The thing Etienne has going for him is familiarity; his QB is still Clemson teammate, Trevor Lawrence. Additionally, his skills should transfer well to the NFL. He has excellent acceleration, great cutting abilities, and is a decent pass blocker.

3. Michael Carter

Jul 30, 2021; Florham Park, NJ, USA; New York Jets quarterback Zach Wilson (2) hands off to running back Michael Carter (32) during training camp at Atlantic Health Jets Training Center. Mandatory Credit: Vincent Carchietta-USA TODAY Sports

Here’s where the debate really begins. Michael Carter and Javonte Williams were the two-headed monster of UNC’s backfield for three years, and honestly, while they have different skill sets, the talent is there for both players.

Carter is sure-handed with the football, fumbling zero times over the past two seasons. He runs low to the ground and has great agility to avoid tacklers. He’s unafraid of contact, too. He is easily the best pass blocking RB in this class, and he has the ability to truck defenders when needed.
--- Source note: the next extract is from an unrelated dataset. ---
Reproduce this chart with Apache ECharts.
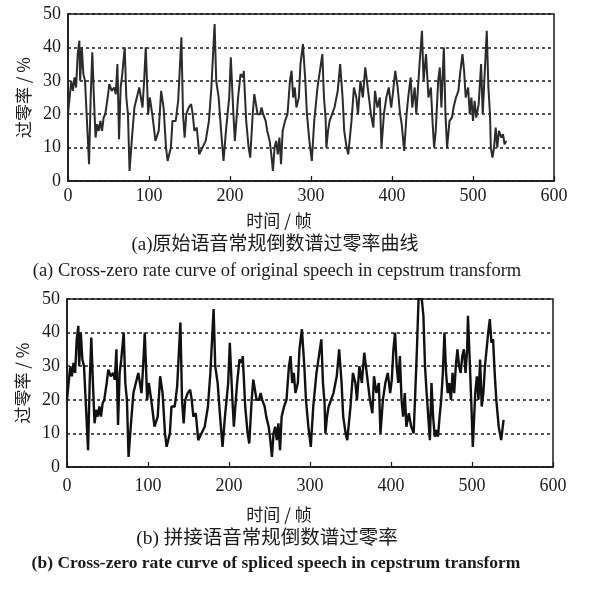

The Jets should enjoy having Carter on their team, but there is a reason he isn’t in the same tier as the first two RBs. Carter does not have the top-speed needed to break off big plays, and his ability to be a three-down back is unproven. New York appears to be ready for this with the acquisition of veteran back, Tevin Coleman.

4. Javonte Williams

Jun 1, 2021; Englewood, Colorado, USA; Denver Broncos running back Javonte Williams (33) during organized team activities at the UCHealth Training Center. Mandatory Credit: Ron Chenoy-USA TODAY Sports

Ultimately, the decision to put Carter above Javonte Williams didn’t have a ton to do with a talent discrepancy. Rather it came down to the fact that the Denver Broncos already have Melvin Gordon on their team. While he doesn’t have a clean injury history, Gordon’s ability speaks for itself. As long as he’s around, Williams will be fighting for touches in Denver’s offense.

Unlike Carter, Williams’ game involves a lot of speed. He’s also proven to be a very effective receiver and will be yet another weapon for Drew Lock to throw to. With only 366 carries in college, Williams also has plenty of time before the wheels fall off.

However, that lack of carries is a double-edged sword. Williams was a linebacker for most of high school and only transitioned to the running back position during his senior year. Therefore, he’s still fairly raw and needs to learn new ways to avoid defenders. Similarly, because of his defensive background, he tends to run at defenders instead of attempting to dodge them. If he can continue his progression with a clean bill of health, Denver has a very talented player.

5. Kenneth Gainwell

Jul 28, 2021; Philadelphia, PA, USA; Philadelphia Eagles running back Kenneth Gainwell (14) catches a ball during training camp at NovaCare Complex. Mandatory Credit: Bill Streicher-USA TODAY Sports

Philadelphia found themselves a perfect complement to Miles Sanders in this draft. While Sanders is a powerful runner, he has never thrived as an elusive threat nor as a pass catcher. Kenneth Gainwell brings both of these to the table.

Gainwell opted out of the 2020 season, but he thrived in passing downs during the 2019 season for Memphis. He reeled in 51 of 61 targets for 677 receiving yards and on top of that totaled nearly 1500 rushing yards. In fact, Gainwell was a big reason why Antonio Gibson didn’t see the field more often that year.

That said, Gainwell only has one true year as a starter. That’s always a red flag and was certainly a reason he wasn’t selected until the fifth round as the ninth RB off the board. We also have to see how well he can play alongside Jalen Hurts.